Ferrari Sells Veblen Goods, Not Cars
The post below is an excerpt from the recent ENSEMBLE CAPITAL QUARTERLY CONFERENCE CALL. You can read the full transcript HERE.
Ferrari (RACE), manufactures super cars that are specifically made to cater for the pleasure of drivers and collectors at the top end of the automotive food chain, those in the top 0.1%. Its cars are luxury goods that are inspired and derived directly from the Formula 1 racecars the company designs, builds and races through its Scuderia Ferrari racing team.
Ferrari’s cars are anything but practical cars – they are race-inspired expressions of something about their owners, who are among the elite few that are able to possess and experience one of their machines. It is a purely luxury item that is either the fulfillment of a dream, a statement that you have arrived, are a passionate auto aficionado, or that you are free.
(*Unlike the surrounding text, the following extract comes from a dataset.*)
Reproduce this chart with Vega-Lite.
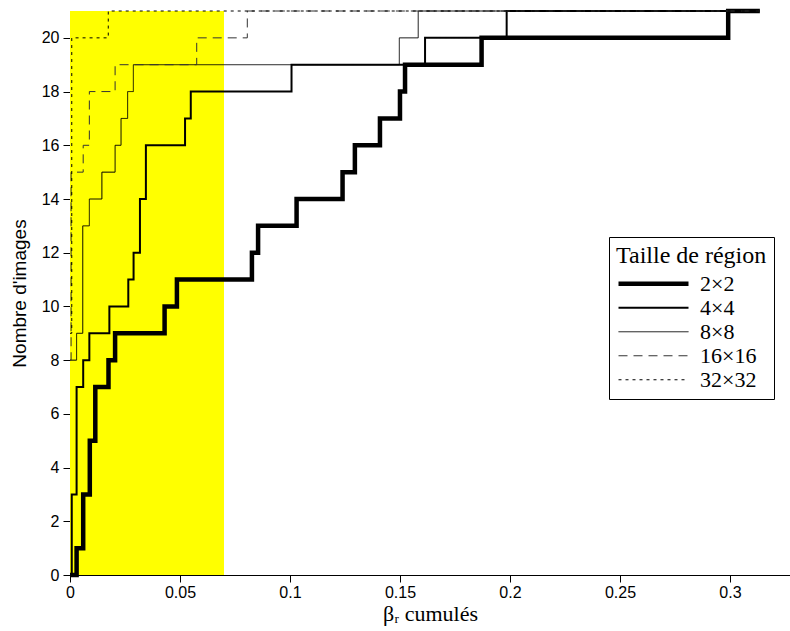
{
  "$schema": "https://vega.github.io/schema/vega-lite/v6.json",
  "width": 720,
  "height": 564,
  "autosize": "none",
  "padding": {"left": 70, "top": 11, "right": 0, "bottom": 56},
  "background": "white",
  "config": {
    "view": {"stroke": null},
    "axis": {"grid": false, "domainColor": "black", "tickColor": "black", "labelColor": "black", "labelFont": "Liberation Sans", "labelFontSize": 16, "titleColor": "black", "titleFontWeight": "normal", "tickSize": 7, "labelFlush": false}
  },
  "datasets": {
    "zone": [{"x": 0, "xfin": 0.07, "y": 0, "yfin": 21}],
    "courbes": [
      {"taille": "2×2", "x": 0, "y": 0},
      {"taille": "2×2", "x": 0.003, "y": 1},
      {"taille": "2×2", "x": 0.006, "y": 3},
      {"taille": "2×2", "x": 0.009, "y": 5},
      {"taille": "2×2", "x": 0.0115, "y": 7},
      {"taille": "2×2", "x": 0.0175, "y": 8},
      {"taille": "2×2", "x": 0.0205, "y": 9},
      {"taille": "2×2", "x": 0.043, "y": 10},
      {"taille": "2×2", "x": 0.0486, "y": 11},
      {"taille": "2×2", "x": 0.0827, "y": 12},
      {"taille": "2×2", "x": 0.0855, "y": 13},
      {"taille": "2×2", "x": 0.103, "y": 14},
      {"taille": "2×2", "x": 0.1239, "y": 15},
      {"taille": "2×2", "x": 0.1295, "y": 16},
      {"taille": "2×2", "x": 0.1409, "y": 17},
      {"taille": "2×2", "x": 0.15, "y": 18},
      {"taille": "2×2", "x": 0.1523, "y": 19},
      {"taille": "2×2", "x": 0.1871, "y": 20},
      {"taille": "2×2", "x": 0.2992, "y": 21},
      {"taille": "2×2", "x": 0.3136, "y": 21},
      {"taille": "4×4", "x": 0, "y": 0},
      {"taille": "4×4", "x": 0.0008, "y": 3},
      {"taille": "4×4", "x": 0.003, "y": 7},
      {"taille": "4×4", "x": 0.006, "y": 8},
      {"taille": "4×4", "x": 0.0088, "y": 9},
      {"taille": "4×4", "x": 0.0179, "y": 10},
      {"taille": "4×4", "x": 0.0265, "y": 11},
      {"taille": "4×4", "x": 0.0289, "y": 12},
      {"taille": "4×4", "x": 0.0318, "y": 14},
      {"taille": "4×4", "x": 0.0345, "y": 16},
      {"taille": "4×4", "x": 0.0523, "y": 17},
      {"taille": "4×4", "x": 0.0549, "y": 18},
      {"taille": "4×4", "x": 0.1007, "y": 19},
      {"taille": "4×4", "x": 0.1614, "y": 20},
      {"taille": "4×4", "x": 0.1985, "y": 21},
      {"taille": "4×4", "x": 0.3136, "y": 21},
      {"taille": "8×8", "x": 0, "y": 8},
      {"taille": "8×8", "x": 0.003, "y": 9},
      {"taille": "8×8", "x": 0.0058, "y": 13},
      {"taille": "8×8", "x": 0.0088, "y": 14},
      {"taille": "8×8", "x": 0.0145, "y": 15},
      {"taille": "8×8", "x": 0.0205, "y": 16},
      {"taille": "8×8", "x": 0.0232, "y": 17},
      {"taille": "8×8", "x": 0.0262, "y": 18},
      {"taille": "8×8", "x": 0.0288, "y": 19},
      {"taille": "8×8", "x": 0.1497, "y": 20},
      {"taille": "8×8", "x": 0.1583, "y": 21},
      {"taille": "8×8", "x": 0.3136, "y": 21},
      {"taille": "16×16", "x": 0, "y": 8},
      {"taille": "16×16", "x": 0.0005, "y": 15},
      {"taille": "16×16", "x": 0.006, "y": 16},
      {"taille": "16×16", "x": 0.0088, "y": 18},
      {"taille": "16×16", "x": 0.0205, "y": 19},
      {"taille": "16×16", "x": 0.0576, "y": 20},
      {"taille": "16×16", "x": 0.0806, "y": 21},
      {"taille": "16×16", "x": 0.3136, "y": 21},
      {"taille": "32×32", "x": 0, "y": 9},
      {"taille": "32×32", "x": 0.0008, "y": 20},
      {"taille": "32×32", "x": 0.0174, "y": 21},
      {"taille": "32×32", "x": 0.3136, "y": 21}
    ]
  },
  "layer": [
    {
      "data": {"name": "zone"},
      "mark": {"type": "rect", "color": "#FFFF00"},
      "encoding": {
        "x": {"field": "x", "type": "quantitative", "scale": {"domain": [0, 0.3273], "nice": false},
              "axis": {"values": [0, 0.05, 0.1, 0.15, 0.2, 0.25, 0.3], "format": "~g", "labelPadding": 2, "title": "βᵣ cumulés", "titleFont": "Liberation Serif", "titleFontSize": 22, "titlePadding": 3}},
        "x2": {"field": "xfin"},
        "y": {"field": "y", "type": "quantitative", "scale": {"domain": [0, 21], "nice": false},
              "axis": {"values": [0, 2, 4, 6, 8, 10, 12, 14, 16, 18, 20], "labelPadding": 4, "title": "Nombre d'images", "titleFont": "Liberation Sans", "titleFontSize": 19, "titlePadding": 12}},
        "y2": {"field": "yfin"}
      }
    },
    {
      "data": {"name": "courbes"},
      "mark": {"type": "line", "interpolate": "step-after"},
      "encoding": {
        "x": {"field": "x", "type": "quantitative", "axis": {"values": [0, 0.05, 0.1, 0.15, 0.2, 0.25, 0.3], "format": "~g", "labelPadding": 2, "title": "βᵣ cumulés", "titleFont": "Liberation Serif", "titleFontSize": 22, "titlePadding": 3}},
        "y": {"field": "y", "type": "quantitative", "axis": {"values": [0, 2, 4, 6, 8, 10, 12, 14, 16, 18, 20], "labelPadding": 4, "title": "Nombre d'images", "titleFont": "Liberation Sans", "titleFontSize": 19, "titlePadding": 12}},
        "color": {"field": "taille", "type": "nominal", "title": "Taille de région",
                  "scale": {"domain": ["2×2", "4×4", "8×8", "16×16", "32×32"], "range": ["black", "black", "black", "#333333", "black"]},
                  "legend": {"orient": "none", "legendX": 539, "legendY": 226, "symbolType": "stroke", "symbolSize": 4900, "strokeColor": "black", "fillColor": "white", "padding": 7, "titleFont": "Liberation Serif", "titleFontSize": 24, "titleFontWeight": "normal", "labelFont": "Liberation Serif", "labelFontSize": 22, "clipHeight": 23.5, "rowPadding": 0, "labelOffset": 9, "titlePadding": 4, "titleColor": "black", "labelColor": "black"}},
        "strokeWidth": {"field": "taille", "type": "nominal", "title": "Taille de région",
                  "scale": {"type": "ordinal", "domain": ["2×2", "4×4", "8×8", "16×16", "32×32"], "range": [4.5, 2, 1, 1, 1]},
                  "legend": {"orient": "none", "legendX": 539, "legendY": 226, "symbolType": "stroke", "symbolSize": 4900, "strokeColor": "black", "fillColor": "white", "padding": 7, "titleFont": "Liberation Serif", "titleFontSize": 24, "titleFontWeight": "normal", "labelFont": "Liberation Serif", "labelFontSize": 22, "clipHeight": 23.5, "rowPadding": 0, "labelOffset": 9, "titlePadding": 4, "titleColor": "black", "labelColor": "black"}},
        "strokeDash": {"field": "taille", "type": "nominal", "title": "Taille de région",
                  "scale": {"domain": ["2×2", "4×4", "8×8", "16×16", "32×32"], "range": [[1, 0], [1, 0], [1, 0], [9, 6], [3, 4]]},
                  "legend": {"orient": "none", "legendX": 539, "legendY": 226, "symbolType": "stroke", "symbolSize": 4900, "strokeColor": "black", "fillColor": "white", "padding": 7, "titleFont": "Liberation Serif", "titleFontSize": 24, "titleFontWeight": "normal", "labelFont": "Liberation Serif", "labelFontSize": 22, "clipHeight": 23.5, "rowPadding": 0, "labelOffset": 9, "titlePadding": 4, "titleColor": "black", "labelColor": "black"}}
      }
    }
  ]
}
Ferraris are more about the emotion, the passion, and the experience than they are about transportation. The sound, the speed, the F1 racing legacy, and the conspicuous shapes are all part of the experience that come with owning and driving a Ferrari.
Ferraris are an entirely discretionary purchase, akin to other luxury good items like high-end handbags, watches, jewelry or art. All of these serve a more abstract purpose outside of the semblance of utility their exact form may indicate.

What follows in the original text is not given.